I've imported over 250 millions documents in Elasticsearch from Oracle via Logstash and 45 docs hasn't been imported. Count on ES and count on ORA are not the same. I want to check which documents are missing. My doc_id is one parameter that is unique and it is increasing by 1 always. So, If my first document was 100000001, the next one is 100000002 and so on. Idea is to check which doc_ids are missing by increasing starting number by 1 and print doc_id-s of missing docs. I'm not quite sure am I using the correct script because my doc_id is a number but it's mapped like text so I need to convert it to a number also.

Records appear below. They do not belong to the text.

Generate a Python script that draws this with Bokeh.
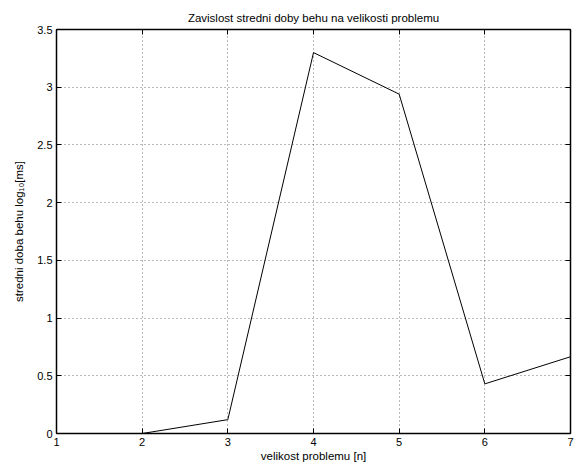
from bokeh.plotting import figure
from bokeh.models import LinearAxis, FixedTicker, Range1d, CustomJSTickFormatter
from bokeh.embed import file_html
from bokeh.resources import INLINE

problem_size = [1, 2, 3, 4, 5, 6, 7]
mean_runtime_log10 = [0.0, 0.0, 0.12, 3.30, 2.94, 0.43, 0.665]
x_ticks = [1, 2, 3, 4, 5, 6, 7]
y_ticks = [0, 0.5, 1, 1.5, 2, 2.5, 3, 3.5]
y_tick_labels = ["0", "0.5", "1", "1.5", "2", "2.5", "3", "3.5"]

FONT = "Liberation Sans"

p = figure(width=574, height=467, output_backend="svg", toolbar_location=None,
           x_range=Range1d(1, 7), y_range=Range1d(0, 3.5),
           title="Zavislost stredni doby behu na velikosti problemu",
           min_border_left=56, min_border_right=4, min_border_top=29, min_border_bottom=34)

p.title.align = "center"
p.title.text_font = FONT
p.title.text_font_size = "11.5px"
p.title.text_font_style = "normal"
p.title.text_color = "black"
p.title.standoff = 12

p.line(problem_size, mean_runtime_log10, line_color="black", line_width=1)

p.xaxis.ticker = FixedTicker(ticks=x_ticks)
p.yaxis.ticker = FixedTicker(ticks=y_ticks)
p.yaxis.major_label_overrides = {t: l for t, l in zip(y_ticks, y_tick_labels)}
p.xaxis.axis_label = "velikost problemu [n]"
p.yaxis.axis_label = "stredni doba behu log\u2081\u2080[ms]"

for ax in [p.xaxis[0], p.yaxis[0]]:
    ax.major_label_text_font = FONT
    ax.major_label_text_font_size = "11px"
    ax.major_label_text_color = "black"
    ax.axis_label_text_font = FONT
    ax.axis_label_text_font_size = "11.5px"
    ax.axis_label_text_font_style = "normal"
    ax.axis_label_text_color = "black"
    ax.major_label_standoff = 4
    ax.major_tick_in = 5
    ax.major_tick_out = 0
    ax.minor_tick_in = 0
    ax.minor_tick_out = 0
    ax.axis_line_width = 1.5
    ax.axis_line_color = "black"
    ax.major_tick_line_color = "black"
p.xaxis.axis_label_standoff = 1
p.yaxis.axis_label_standoff = 9

for loc, tk in [("right", y_ticks), ("above", x_ticks)]:
    a = LinearAxis(ticker=FixedTicker(ticks=tk),
                   formatter=CustomJSTickFormatter(code="return ''"),
                   major_tick_in=5, major_tick_out=0, minor_tick_in=0, minor_tick_out=0,
                   axis_line_width=1.5, axis_line_color="black", major_label_standoff=0)
    p.add_layout(a, loc)

p.xgrid.ticker = FixedTicker(ticks=x_ticks)
p.ygrid.ticker = FixedTicker(ticks=y_ticks)
for g in [p.xgrid[0], p.ygrid[0]]:
    g.grid_line_color = "black"
    g.grid_line_alpha = 0.55
    g.grid_line_dash = "1 3"
    g.grid_line_width = 1

p.outline_line_color = "black"
p.outline_line_width = 1
p.background_fill_color = "white"
p.border_fill_color = "white"

open("out.html", "w").write(file_html(p, INLINE))
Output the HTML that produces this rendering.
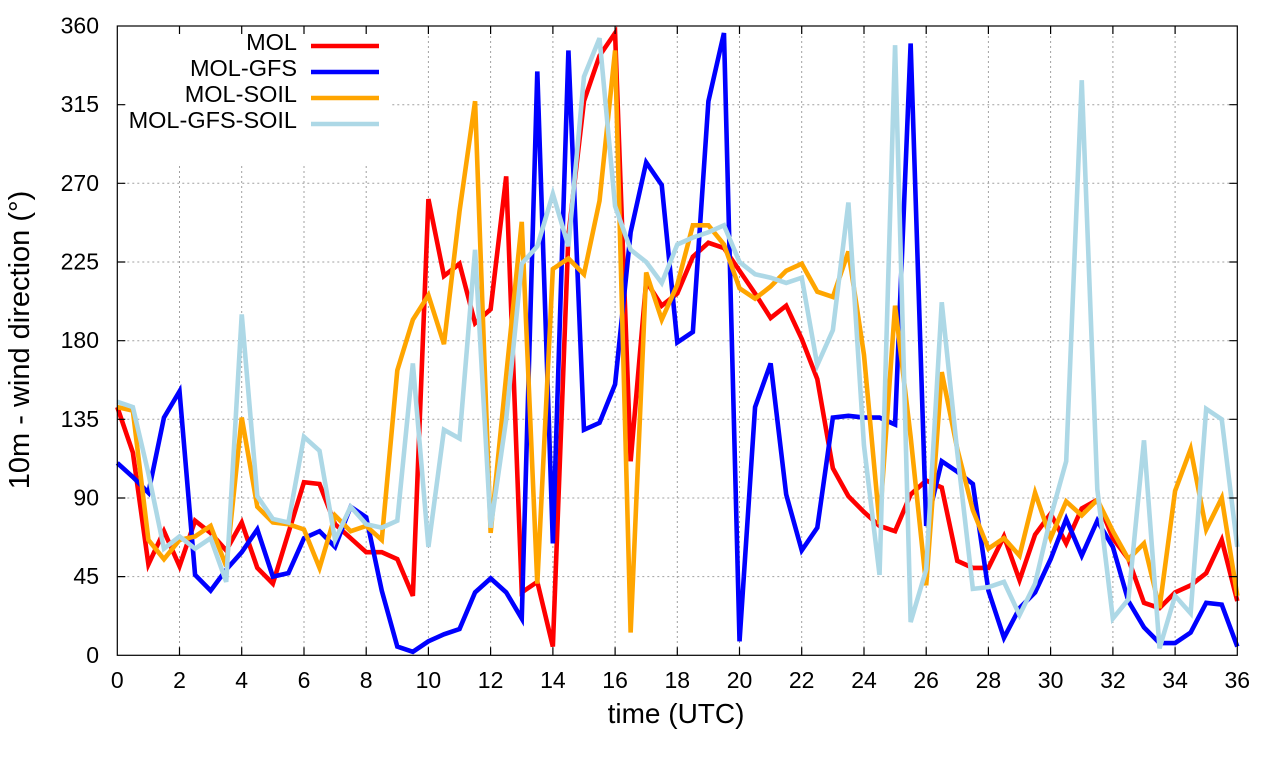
<!DOCTYPE html>
<html><head><meta charset="utf-8"><style>
html,body{margin:0;padding:0;background:#fff;}
svg{display:block;}
text{font-family:"Liberation Sans","DejaVu Sans",sans-serif;fill:#000;}
</style></head><body>
<svg width="1280" height="760" viewBox="0 0 1280 760" xmlns="http://www.w3.org/2000/svg">
<rect width="1280" height="760" fill="#fff"/>
<g stroke="#a0a0a0" stroke-width="1" stroke-dasharray="2,3" fill="none">
<path d="M179.5 26V655.3M241.7 26V655.3M304 26V655.3M366.2 26V655.3M428.4 26V655.3M490.6 26V655.3M552.9 26V655.3M615.1 26V655.3M677.3 26V655.3M739.5 26V655.3M801.7 26V655.3M864 26V655.3M926.2 26V655.3M988.4 26V655.3M1050.6 26V655.3M1112.9 26V655.3M1175.1 26V655.3"/>
<path d="M117.3 576.6H1237.3M117.3 498H1237.3M117.3 419.3H1237.3M117.3 340.7H1237.3M117.3 262H1237.3M117.3 183.3H1237.3M117.3 104.7H1237.3"/>
</g>
<g transform="translate(117.3,655.3) scale(15.5556,-1.748)" fill="none" stroke-width="4.6">
<polyline vector-effect="non-scaling-stroke" stroke="#ff0000" points="0,142 1,116 2,52 3,71 4,51 5,77 6,70 7,60 8,76 9,50 10,41 11,70 12,99 13,98 14,75 15,67 16,59 17,59 18,55 19,34 20,261 21,217 22,224 23,190 24,198 25,274 26,36 27,42 28,5 29,240 30,317 31,343 32,356 33,111 34,214 35,200 36,207 37,228 38,236 39,233 40,220 41,207 42,193 43,200 44,181 45,158 46,107 47,91 48,82 49,74 50,71 51,92 52,100 53,96 54,54 55,50 56,50 57,68 58,43 59,69 60,81 61,64 62,84 63,89 64,67 65,55 66,30 67,27 68,36 69,40 70,47 71,66 72,31"/>
<polyline vector-effect="non-scaling-stroke" stroke="#0000ff" points="0,110 1,102 2,93 3,136 4,151 5,46 6,37 7,49 8,59 9,72 10,45 11,47 12,67 13,71 14,62 15,85 16,79 17,37 18,5 19,2 20,8 21,12 22,15 23,36 24,44 25,36 26,21 27,334 28,64 29,346 30,129 31,133 32,155 33,242 34,282 35,269 36,179 37,185 38,317 39,356 40,8 41,142 42,167 43,92 44,60 45,73 46,136 47,137 48,136 49,136 50,132 51,350 52,74 53,111 54,105 55,98 56,37 57,10 58,27 59,36 60,55 61,78 62,57 63,77 64,62 65,31 66,16 67,7 68,7 69,13 70,30 71,29 72,5"/>
<polyline vector-effect="non-scaling-stroke" stroke="#ffa500" points="0,142 1,140 2,66 3,55 4,66 5,68 6,74 7,51 8,136 9,85 10,76 11,75 12,72 13,50 14,80 15,71 16,74 17,66 18,163 19,192 20,206 21,178 22,254 23,317 24,70 25,160 26,248 27,41 28,221 29,227 30,218 31,260 32,346 33,13 34,219 35,192 36,212 37,246 38,246 39,235 40,210 41,204 42,211 43,220 44,224 45,208 46,205 47,231 48,172 49,75 50,200 51,125 52,40 53,162 54,118 55,83 56,61 57,67 58,57 59,93 60,67 61,88 62,80 63,89 64,71 65,55 66,64 67,27 68,94 69,118 70,72 71,90 72,34"/>
<polyline vector-effect="non-scaling-stroke" stroke="#add8e6" points="0,145 1,142 2,104 3,61 4,68 5,61 6,67 7,42 8,195 9,91 10,78 11,76 12,125 13,117 14,66 15,85 16,75 17,73 18,77 19,167 20,62 21,129 22,124 23,232 24,73 25,135 26,224 27,234 28,264 29,234 30,331 31,353 32,257 33,232 34,225 35,213 36,235 37,239 38,242 39,246 40,225 41,218 42,216 43,213 44,216 45,166 46,186 47,259 48,120 49,46 50,349 51,19 52,49 53,202 54,116 55,38 56,39 57,42 58,23 59,41 60,79 61,111 62,329 63,95 64,21 65,32 66,123 67,4 68,34 69,24 70,141 71,135 72,62"/>
</g>
<!-- legend (opaque) -->
<rect x="124" y="27" width="268" height="139" fill="#fff"/>
<g font-size="23.5" text-anchor="end">
<text x="297" y="50">MOL</text>
<text x="297" y="76">MOL-GFS</text>
<text x="297" y="102">MOL-SOIL</text>
<text x="297" y="128">MOL-GFS-SOIL</text>
</g>
<g stroke-width="4.6">
<line x1="311" y1="46" x2="379" y2="46" stroke="#ff0000"/>
<line x1="311" y1="72" x2="379" y2="72" stroke="#0000ff"/>
<line x1="311" y1="98" x2="379" y2="98" stroke="#ffa500"/>
<line x1="311" y1="124" x2="379" y2="124" stroke="#add8e6"/>
</g>
<!-- border and ticks -->
<rect x="117.3" y="26" width="1120" height="629.3" fill="none" stroke="#000" stroke-width="1.2"/>
<g stroke="#000" stroke-width="1.2">
<path d="M179.5 655.3v-8M241.7 655.3v-8M304 655.3v-8M366.2 655.3v-8M428.4 655.3v-8M490.6 655.3v-8M552.9 655.3v-8M615.1 655.3v-8M677.3 655.3v-8M739.5 655.3v-8M801.7 655.3v-8M864 655.3v-8M926.2 655.3v-8M988.4 655.3v-8M1050.6 655.3v-8M1112.9 655.3v-8M1175.1 655.3v-8"/>
<path d="M179.5 26v8M241.7 26v8M304 26v8M366.2 26v8M428.4 26v8M490.6 26v8M552.9 26v8M615.1 26v8M677.3 26v8M739.5 26v8M801.7 26v8M864 26v8M926.2 26v8M988.4 26v8M1050.6 26v8M1112.9 26v8M1175.1 26v8"/>
<path d="M117.3 576.6h8M117.3 498h8M117.3 419.3h8M117.3 340.7h8M117.3 262h8M117.3 183.3h8M117.3 104.7h8"/>
<path d="M1237.3 576.6h-8M1237.3 498h-8M1237.3 419.3h-8M1237.3 340.7h-8M1237.3 262h-8M1237.3 183.3h-8M1237.3 104.7h-8"/>
</g>
<!-- y tick labels -->
<g font-size="23" text-anchor="end">
<text x="99" y="662.8">0</text>
<text x="99" y="584.1">45</text>
<text x="99" y="505.5">90</text>
<text x="99" y="426.8">135</text>
<text x="99" y="348.2">180</text>
<text x="99" y="269.5">225</text>
<text x="99" y="190.8">270</text>
<text x="99" y="112.2">315</text>
<text x="99" y="33.5">360</text>
</g>
<!-- x tick labels -->
<g font-size="23" text-anchor="middle">
<text x="117.3" y="688">0</text>
<text x="179.5" y="688">2</text>
<text x="241.7" y="688">4</text>
<text x="304" y="688">6</text>
<text x="366.2" y="688">8</text>
<text x="428.4" y="688">10</text>
<text x="490.6" y="688">12</text>
<text x="552.9" y="688">14</text>
<text x="615.1" y="688">16</text>
<text x="677.3" y="688">18</text>
<text x="739.5" y="688">20</text>
<text x="801.7" y="688">22</text>
<text x="864" y="688">24</text>
<text x="926.2" y="688">26</text>
<text x="988.4" y="688">28</text>
<text x="1050.6" y="688">30</text>
<text x="1112.9" y="688">32</text>
<text x="1175.1" y="688">34</text>
<text x="1237.3" y="688">36</text>
</g>
<text x="676" y="723" font-size="28" text-anchor="middle">time (UTC)</text>
<text transform="translate(29,340) rotate(-90)" font-size="29" text-anchor="middle">10m - wind direction (°)</text>
</svg>
</body></html>
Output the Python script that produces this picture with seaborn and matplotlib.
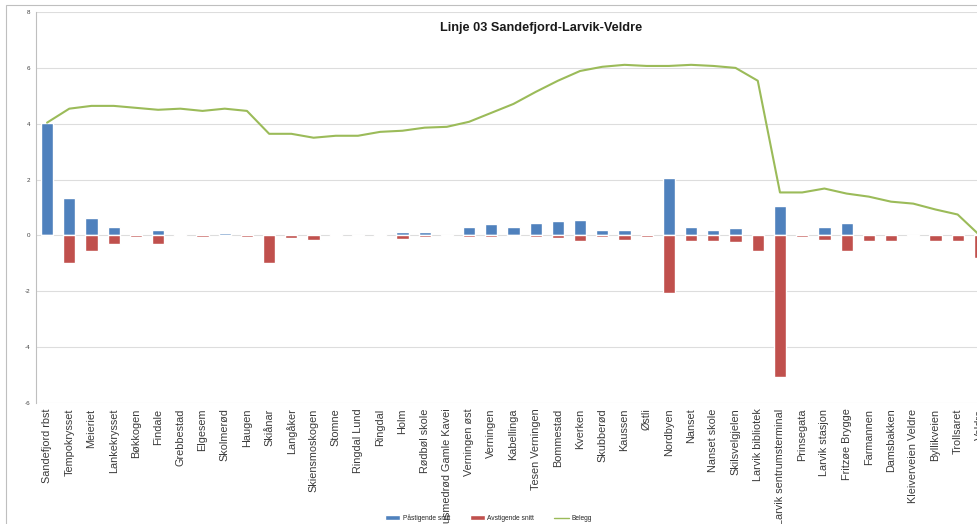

Here's what I tried (Elasticsearch is 2.3):

GET /my_index/my_type/_search
{
  "size": 0,
  "aggs": {
    "find_missing_ids": {
      "histogram": {
        "field": "my_id",  #text type - need to convert to Int/long
        "interval": 1,
        "min_doc_count": 0
      },
      "aggs": {
        "remove_existing_bucket_selector": {
          "bucket_selector": {
            "buckets_path": {
              "count": "_count"
            },
            "script": {
              "inline": "count == 0",
              "lang": "expression"
            }
          }
        }
      }
    }
  }
}

How can I cast my_id field to number, because when I try to add this to script:

"script": {
              "inline": "if (doc.containsKey('my_id')) { if (doc['my_id.value'] != null) {	return Integer.parseInt(doc['my_id'].value) }}", 
              "lang": "expression"

I get

{
"type": "json_parse_exception",
"reason": "json_parse_exception: Illegal unquoted character ((CTRL-CHAR, code 9)): has to be escaped using backslash to be included in string value\n at [Source: [B@18d4b515; line: 17, column: 100]"

Mapping for id field is

           "my_id": {
            "type": "string",
            "index": "not_analyzed"

This topic was automatically closed 28 days after the last reply. New replies are no longer allowed.